TO DO: Exactly retype the lines from the one containing "Give me the D3.js source for this chart." through the one containing "const times = [0, 1, 3, 5, 8, 13, 18, 24];"; both ends count, pictures do not.

SUPPLIED INFORMATION:

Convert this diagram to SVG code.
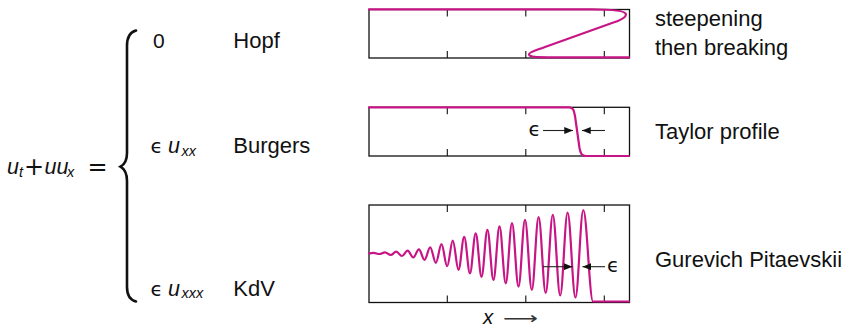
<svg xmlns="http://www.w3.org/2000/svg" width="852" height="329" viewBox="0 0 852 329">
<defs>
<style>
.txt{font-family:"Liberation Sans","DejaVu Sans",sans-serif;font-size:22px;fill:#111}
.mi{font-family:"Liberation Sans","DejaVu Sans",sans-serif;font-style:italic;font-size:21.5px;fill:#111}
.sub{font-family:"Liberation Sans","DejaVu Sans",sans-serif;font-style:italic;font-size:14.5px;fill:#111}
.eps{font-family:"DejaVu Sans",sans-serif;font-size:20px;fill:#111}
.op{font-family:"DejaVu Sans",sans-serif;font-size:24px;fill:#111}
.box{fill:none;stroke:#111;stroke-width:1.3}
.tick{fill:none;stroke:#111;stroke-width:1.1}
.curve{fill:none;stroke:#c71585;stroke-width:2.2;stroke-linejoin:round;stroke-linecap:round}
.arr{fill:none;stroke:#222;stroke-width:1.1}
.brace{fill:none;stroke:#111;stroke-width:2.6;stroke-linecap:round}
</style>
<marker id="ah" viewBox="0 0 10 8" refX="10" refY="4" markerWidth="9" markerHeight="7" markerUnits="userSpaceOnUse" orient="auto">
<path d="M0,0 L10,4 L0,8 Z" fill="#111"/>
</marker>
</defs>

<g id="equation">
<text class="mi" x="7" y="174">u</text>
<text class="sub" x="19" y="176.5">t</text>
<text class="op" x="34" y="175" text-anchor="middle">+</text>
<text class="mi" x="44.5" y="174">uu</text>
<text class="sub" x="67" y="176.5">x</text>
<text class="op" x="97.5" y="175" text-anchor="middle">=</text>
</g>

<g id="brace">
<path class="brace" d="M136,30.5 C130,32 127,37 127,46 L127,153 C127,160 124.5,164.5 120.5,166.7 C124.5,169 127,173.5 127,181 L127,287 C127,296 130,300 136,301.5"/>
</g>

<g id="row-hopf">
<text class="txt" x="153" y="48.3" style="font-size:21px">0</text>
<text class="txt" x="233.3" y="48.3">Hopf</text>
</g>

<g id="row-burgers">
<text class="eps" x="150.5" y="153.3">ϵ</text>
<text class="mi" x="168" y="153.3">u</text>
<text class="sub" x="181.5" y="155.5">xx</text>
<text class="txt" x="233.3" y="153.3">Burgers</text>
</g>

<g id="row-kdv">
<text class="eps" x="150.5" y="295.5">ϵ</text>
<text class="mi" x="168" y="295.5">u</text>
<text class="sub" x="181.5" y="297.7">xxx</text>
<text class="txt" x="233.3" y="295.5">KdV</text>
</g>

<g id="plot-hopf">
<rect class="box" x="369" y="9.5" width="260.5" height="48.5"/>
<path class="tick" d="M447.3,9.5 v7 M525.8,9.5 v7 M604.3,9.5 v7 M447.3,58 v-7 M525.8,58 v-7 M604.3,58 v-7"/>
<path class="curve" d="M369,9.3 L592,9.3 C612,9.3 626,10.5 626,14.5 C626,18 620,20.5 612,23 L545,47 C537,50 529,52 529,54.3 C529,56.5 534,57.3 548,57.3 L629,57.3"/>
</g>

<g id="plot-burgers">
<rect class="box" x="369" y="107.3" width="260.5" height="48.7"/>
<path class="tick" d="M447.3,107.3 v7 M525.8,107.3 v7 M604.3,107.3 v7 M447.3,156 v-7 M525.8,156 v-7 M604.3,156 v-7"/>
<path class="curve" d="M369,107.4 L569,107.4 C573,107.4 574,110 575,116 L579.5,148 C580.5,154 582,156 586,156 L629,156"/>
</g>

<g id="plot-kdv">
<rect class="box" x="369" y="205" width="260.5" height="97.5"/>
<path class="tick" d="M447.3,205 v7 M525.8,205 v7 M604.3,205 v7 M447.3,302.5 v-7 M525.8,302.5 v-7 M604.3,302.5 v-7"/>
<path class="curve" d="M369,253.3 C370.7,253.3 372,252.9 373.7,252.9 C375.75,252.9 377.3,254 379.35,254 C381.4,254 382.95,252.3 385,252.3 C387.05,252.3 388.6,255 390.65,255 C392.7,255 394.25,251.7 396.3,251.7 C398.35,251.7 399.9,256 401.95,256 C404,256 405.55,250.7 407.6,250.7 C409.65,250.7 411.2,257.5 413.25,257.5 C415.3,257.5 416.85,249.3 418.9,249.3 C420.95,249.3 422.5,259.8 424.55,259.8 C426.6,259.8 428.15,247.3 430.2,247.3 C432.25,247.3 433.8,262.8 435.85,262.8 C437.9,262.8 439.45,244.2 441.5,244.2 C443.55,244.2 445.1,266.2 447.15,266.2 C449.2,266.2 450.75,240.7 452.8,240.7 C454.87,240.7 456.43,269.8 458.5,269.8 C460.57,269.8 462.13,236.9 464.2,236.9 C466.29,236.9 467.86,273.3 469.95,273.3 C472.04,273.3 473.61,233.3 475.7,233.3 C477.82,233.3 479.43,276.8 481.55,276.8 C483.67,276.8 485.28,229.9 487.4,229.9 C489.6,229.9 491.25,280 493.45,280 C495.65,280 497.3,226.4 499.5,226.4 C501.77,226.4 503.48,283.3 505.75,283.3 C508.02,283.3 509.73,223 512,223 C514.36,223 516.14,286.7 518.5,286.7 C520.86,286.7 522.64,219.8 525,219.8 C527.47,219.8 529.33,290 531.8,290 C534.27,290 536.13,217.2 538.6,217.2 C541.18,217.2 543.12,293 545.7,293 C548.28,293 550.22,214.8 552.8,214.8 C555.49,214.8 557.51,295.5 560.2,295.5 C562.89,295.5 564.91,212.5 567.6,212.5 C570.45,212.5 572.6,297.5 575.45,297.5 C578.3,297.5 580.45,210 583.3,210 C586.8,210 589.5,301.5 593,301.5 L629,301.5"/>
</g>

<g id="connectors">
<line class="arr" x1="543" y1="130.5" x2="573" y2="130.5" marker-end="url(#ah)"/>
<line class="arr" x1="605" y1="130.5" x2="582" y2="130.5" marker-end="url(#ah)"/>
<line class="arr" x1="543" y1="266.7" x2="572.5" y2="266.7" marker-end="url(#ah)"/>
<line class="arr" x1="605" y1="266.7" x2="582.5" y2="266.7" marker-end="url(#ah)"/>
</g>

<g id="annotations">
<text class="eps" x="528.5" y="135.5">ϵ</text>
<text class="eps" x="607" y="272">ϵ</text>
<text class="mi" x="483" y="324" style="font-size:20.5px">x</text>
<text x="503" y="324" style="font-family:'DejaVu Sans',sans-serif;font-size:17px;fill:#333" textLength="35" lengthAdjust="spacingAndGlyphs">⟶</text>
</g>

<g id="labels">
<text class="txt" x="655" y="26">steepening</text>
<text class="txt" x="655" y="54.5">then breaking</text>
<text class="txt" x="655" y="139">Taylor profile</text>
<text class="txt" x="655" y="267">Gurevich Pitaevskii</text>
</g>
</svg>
--
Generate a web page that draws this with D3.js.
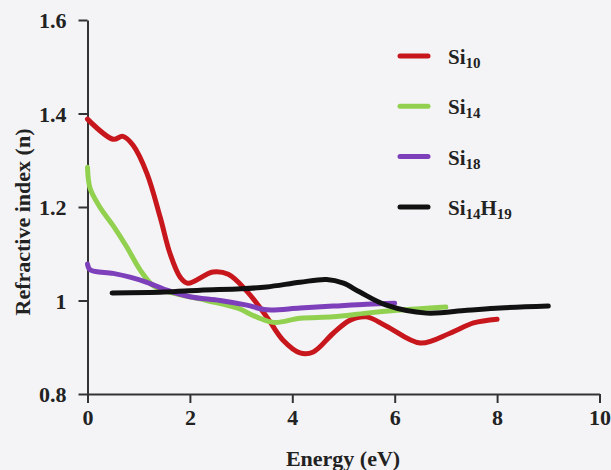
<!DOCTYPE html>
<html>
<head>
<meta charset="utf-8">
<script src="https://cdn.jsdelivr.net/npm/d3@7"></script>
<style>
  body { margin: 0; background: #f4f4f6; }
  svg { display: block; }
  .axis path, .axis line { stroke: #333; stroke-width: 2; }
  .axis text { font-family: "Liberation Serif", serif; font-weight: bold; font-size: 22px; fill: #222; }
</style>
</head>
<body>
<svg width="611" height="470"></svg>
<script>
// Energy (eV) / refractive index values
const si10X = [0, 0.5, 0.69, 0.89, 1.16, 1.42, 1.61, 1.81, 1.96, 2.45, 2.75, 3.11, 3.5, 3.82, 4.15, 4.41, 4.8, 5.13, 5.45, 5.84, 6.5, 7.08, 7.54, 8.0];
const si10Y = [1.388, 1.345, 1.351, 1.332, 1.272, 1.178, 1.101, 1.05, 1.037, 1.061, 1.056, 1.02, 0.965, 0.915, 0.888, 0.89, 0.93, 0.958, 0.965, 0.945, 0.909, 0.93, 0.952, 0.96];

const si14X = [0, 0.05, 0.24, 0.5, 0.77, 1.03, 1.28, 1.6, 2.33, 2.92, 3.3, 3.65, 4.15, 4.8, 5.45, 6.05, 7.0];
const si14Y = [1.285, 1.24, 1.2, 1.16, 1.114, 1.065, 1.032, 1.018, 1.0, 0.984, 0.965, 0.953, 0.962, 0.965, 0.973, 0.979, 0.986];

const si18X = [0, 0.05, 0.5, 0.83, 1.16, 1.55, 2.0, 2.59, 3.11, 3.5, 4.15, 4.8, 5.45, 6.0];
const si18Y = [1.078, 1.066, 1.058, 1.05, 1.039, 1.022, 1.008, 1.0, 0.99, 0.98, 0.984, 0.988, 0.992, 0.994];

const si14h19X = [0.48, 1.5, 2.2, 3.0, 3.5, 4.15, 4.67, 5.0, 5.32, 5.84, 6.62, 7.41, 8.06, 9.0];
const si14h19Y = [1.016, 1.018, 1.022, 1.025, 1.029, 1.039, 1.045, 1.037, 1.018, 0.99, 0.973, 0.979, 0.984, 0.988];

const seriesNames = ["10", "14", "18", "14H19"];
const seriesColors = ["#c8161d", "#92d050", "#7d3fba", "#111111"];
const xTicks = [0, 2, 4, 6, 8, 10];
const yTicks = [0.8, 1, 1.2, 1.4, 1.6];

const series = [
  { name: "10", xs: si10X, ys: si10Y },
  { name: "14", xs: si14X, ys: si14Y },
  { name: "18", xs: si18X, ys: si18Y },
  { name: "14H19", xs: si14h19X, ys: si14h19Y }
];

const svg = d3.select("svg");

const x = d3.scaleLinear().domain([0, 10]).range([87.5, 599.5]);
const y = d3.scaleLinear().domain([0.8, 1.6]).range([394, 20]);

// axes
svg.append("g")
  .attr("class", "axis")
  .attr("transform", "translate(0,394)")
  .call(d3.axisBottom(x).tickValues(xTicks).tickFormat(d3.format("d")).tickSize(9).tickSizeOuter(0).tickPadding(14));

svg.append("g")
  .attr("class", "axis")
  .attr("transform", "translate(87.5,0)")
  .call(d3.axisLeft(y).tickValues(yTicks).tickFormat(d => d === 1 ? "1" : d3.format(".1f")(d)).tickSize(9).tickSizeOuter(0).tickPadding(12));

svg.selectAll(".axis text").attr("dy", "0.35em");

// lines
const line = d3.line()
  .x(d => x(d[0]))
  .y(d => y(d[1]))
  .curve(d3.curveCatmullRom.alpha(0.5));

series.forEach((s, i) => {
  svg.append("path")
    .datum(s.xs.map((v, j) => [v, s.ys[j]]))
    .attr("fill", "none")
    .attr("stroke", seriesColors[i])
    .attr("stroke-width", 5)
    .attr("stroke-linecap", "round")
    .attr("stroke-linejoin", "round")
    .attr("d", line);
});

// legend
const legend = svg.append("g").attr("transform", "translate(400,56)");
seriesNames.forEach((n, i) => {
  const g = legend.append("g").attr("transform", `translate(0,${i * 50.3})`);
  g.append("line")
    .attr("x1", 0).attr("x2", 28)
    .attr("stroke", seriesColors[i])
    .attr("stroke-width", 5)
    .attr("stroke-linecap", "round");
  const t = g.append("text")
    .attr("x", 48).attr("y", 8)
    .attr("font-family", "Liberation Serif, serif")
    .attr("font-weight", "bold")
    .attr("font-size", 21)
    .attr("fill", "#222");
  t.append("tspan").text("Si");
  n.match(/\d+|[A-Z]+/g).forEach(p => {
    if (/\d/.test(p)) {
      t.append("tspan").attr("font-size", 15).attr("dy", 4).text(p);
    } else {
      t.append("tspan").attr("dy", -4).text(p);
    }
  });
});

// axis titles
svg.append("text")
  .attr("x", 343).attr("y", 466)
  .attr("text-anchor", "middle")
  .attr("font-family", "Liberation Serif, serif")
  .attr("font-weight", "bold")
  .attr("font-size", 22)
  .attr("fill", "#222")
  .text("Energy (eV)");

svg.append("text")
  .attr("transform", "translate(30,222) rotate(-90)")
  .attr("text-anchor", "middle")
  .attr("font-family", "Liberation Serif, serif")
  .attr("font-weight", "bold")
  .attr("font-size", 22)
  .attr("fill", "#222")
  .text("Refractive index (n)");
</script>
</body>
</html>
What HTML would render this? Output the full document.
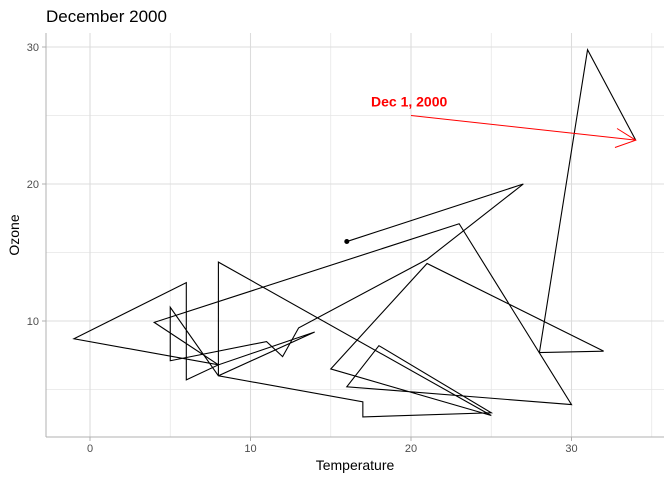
--
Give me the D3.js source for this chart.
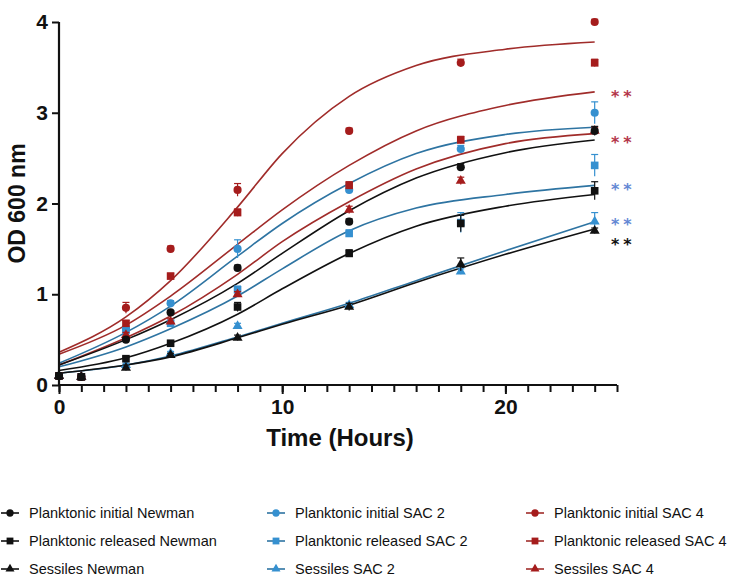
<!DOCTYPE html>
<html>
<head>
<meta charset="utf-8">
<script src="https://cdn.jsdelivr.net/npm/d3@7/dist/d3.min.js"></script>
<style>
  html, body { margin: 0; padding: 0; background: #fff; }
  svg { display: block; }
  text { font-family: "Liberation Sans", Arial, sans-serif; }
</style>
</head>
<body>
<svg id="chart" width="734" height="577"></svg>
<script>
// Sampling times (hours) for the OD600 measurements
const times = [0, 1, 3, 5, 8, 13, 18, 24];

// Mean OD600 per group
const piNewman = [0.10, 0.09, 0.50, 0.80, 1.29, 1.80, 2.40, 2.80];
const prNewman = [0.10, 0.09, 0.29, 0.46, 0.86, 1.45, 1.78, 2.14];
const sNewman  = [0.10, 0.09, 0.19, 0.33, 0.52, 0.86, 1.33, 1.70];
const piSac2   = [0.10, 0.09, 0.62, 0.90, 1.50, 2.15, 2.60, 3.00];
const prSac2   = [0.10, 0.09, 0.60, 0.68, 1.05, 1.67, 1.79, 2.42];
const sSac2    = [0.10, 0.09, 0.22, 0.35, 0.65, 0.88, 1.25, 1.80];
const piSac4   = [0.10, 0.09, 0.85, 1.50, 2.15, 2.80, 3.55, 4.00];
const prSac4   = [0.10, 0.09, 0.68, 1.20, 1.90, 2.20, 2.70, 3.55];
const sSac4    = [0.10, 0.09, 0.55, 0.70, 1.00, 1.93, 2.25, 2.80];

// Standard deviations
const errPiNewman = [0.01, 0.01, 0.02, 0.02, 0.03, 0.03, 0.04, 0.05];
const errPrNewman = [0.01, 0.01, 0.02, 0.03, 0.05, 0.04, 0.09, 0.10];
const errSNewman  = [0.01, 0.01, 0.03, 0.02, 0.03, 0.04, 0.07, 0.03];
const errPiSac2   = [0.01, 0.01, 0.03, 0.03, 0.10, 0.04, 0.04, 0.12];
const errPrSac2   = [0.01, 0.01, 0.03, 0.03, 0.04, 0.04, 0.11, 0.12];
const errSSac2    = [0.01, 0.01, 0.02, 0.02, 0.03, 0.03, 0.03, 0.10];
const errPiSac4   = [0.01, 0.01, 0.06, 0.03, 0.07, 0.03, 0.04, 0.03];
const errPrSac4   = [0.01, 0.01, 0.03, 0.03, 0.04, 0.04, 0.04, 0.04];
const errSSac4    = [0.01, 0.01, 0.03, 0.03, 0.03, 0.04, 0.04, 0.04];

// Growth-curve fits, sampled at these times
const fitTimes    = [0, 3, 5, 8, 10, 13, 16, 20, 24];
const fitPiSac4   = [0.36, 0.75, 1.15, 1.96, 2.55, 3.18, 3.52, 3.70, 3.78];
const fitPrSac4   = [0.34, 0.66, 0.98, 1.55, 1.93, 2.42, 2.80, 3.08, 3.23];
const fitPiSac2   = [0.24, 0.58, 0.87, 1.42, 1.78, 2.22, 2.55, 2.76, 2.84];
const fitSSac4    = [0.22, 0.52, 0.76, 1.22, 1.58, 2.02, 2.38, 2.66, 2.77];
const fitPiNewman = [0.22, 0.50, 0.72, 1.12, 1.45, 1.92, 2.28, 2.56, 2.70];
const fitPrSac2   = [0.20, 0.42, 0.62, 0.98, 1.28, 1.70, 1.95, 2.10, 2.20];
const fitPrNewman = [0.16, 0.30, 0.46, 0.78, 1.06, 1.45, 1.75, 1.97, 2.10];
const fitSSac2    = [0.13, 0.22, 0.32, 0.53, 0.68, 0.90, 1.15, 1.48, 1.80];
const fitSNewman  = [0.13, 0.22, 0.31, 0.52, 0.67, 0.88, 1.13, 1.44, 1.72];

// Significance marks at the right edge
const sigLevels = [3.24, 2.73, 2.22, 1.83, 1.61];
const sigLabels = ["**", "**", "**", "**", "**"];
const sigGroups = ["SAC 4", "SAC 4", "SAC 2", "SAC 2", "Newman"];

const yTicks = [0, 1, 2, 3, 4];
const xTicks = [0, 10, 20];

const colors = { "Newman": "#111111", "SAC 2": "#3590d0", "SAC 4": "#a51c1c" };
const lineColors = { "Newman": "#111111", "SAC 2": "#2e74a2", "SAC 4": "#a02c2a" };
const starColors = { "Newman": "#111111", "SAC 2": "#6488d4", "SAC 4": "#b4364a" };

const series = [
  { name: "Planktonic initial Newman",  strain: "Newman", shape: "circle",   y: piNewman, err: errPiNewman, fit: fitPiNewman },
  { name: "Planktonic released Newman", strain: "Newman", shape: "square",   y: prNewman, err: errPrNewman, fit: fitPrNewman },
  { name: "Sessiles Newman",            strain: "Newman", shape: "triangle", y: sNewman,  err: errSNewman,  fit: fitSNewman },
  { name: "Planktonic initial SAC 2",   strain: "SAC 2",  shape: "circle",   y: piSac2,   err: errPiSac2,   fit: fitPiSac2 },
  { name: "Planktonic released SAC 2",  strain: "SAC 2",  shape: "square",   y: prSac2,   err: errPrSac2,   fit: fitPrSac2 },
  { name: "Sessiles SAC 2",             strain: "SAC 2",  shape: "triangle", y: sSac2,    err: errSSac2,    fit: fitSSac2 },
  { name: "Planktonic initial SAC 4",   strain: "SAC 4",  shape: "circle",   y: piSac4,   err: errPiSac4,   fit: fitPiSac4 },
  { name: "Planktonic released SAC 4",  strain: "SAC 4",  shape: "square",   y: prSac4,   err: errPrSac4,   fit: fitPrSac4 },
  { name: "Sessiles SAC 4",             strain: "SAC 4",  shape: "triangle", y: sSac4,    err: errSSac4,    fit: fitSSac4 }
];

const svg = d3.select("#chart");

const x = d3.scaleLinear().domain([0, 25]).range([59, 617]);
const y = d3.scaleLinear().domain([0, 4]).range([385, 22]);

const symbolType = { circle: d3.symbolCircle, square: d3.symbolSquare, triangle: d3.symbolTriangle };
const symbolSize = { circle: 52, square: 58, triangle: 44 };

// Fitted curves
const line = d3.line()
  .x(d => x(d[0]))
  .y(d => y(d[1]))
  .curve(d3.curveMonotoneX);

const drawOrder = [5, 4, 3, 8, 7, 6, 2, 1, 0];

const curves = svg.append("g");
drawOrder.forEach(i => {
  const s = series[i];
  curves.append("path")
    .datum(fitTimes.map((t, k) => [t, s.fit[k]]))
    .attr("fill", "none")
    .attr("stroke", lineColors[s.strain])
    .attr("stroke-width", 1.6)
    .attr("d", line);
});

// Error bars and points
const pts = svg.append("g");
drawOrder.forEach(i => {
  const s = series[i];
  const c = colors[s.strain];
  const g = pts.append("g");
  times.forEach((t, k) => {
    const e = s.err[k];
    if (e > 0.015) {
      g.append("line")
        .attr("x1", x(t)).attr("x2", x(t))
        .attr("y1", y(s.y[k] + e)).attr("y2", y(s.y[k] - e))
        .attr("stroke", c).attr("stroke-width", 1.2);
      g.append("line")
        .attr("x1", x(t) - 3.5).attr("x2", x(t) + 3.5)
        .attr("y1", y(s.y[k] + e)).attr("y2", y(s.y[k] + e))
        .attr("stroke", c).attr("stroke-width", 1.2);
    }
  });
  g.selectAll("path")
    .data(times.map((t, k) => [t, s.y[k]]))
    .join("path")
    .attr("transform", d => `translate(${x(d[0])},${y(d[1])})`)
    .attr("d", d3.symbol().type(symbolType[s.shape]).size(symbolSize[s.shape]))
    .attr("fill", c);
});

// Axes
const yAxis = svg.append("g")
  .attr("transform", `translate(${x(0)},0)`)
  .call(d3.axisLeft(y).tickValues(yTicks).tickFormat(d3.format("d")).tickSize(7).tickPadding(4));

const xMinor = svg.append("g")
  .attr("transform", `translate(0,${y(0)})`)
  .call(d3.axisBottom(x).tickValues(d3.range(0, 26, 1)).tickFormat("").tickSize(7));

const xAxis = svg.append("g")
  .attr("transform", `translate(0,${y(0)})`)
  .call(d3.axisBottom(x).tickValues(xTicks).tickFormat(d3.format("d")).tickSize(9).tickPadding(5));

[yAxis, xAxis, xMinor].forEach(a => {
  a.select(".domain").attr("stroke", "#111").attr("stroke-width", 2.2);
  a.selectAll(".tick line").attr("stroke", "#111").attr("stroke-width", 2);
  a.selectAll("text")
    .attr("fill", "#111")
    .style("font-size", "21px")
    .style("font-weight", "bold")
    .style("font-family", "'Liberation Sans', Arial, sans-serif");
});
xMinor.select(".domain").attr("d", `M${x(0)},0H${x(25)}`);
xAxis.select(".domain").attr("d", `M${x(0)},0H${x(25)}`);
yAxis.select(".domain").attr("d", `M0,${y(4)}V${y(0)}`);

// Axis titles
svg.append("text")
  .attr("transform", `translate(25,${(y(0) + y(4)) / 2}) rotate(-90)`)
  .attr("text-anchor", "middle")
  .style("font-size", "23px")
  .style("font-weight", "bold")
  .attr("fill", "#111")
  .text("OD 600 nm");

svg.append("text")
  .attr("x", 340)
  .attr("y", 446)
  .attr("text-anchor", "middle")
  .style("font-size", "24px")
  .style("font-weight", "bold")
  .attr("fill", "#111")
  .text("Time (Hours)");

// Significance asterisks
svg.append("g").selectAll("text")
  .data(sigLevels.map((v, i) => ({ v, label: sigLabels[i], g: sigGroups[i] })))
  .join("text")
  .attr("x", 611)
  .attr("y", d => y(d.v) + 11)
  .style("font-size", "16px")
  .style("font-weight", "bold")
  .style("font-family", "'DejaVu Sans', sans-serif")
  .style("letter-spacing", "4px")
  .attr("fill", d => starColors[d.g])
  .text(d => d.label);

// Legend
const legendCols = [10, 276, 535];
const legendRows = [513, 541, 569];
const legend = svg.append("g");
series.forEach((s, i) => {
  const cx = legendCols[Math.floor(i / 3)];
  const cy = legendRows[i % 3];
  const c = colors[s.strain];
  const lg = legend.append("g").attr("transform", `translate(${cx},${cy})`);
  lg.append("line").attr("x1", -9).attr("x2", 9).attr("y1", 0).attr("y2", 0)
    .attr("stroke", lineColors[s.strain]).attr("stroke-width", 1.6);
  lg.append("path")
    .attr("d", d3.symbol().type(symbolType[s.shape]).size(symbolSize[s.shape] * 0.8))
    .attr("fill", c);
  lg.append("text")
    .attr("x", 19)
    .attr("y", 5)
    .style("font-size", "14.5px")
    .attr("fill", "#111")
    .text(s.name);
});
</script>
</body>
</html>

WRITTEN ANSWER:
Give me the D3.js source for this chart.
<!DOCTYPE html>
<html>
<head>
<meta charset="utf-8">
<script src="https://cdn.jsdelivr.net/npm/d3@7/dist/d3.min.js"></script>
<style>
  html, body { margin: 0; padding: 0; background: #fff; }
  svg { display: block; }
  text { font-family: "Liberation Sans", Arial, sans-serif; }
</style>
</head>
<body>
<svg id="chart" width="734" height="577"></svg>
<script>
// Sampling times (hours) for the OD600 measurements
const times = [0, 1, 3, 5, 8, 13, 18, 24];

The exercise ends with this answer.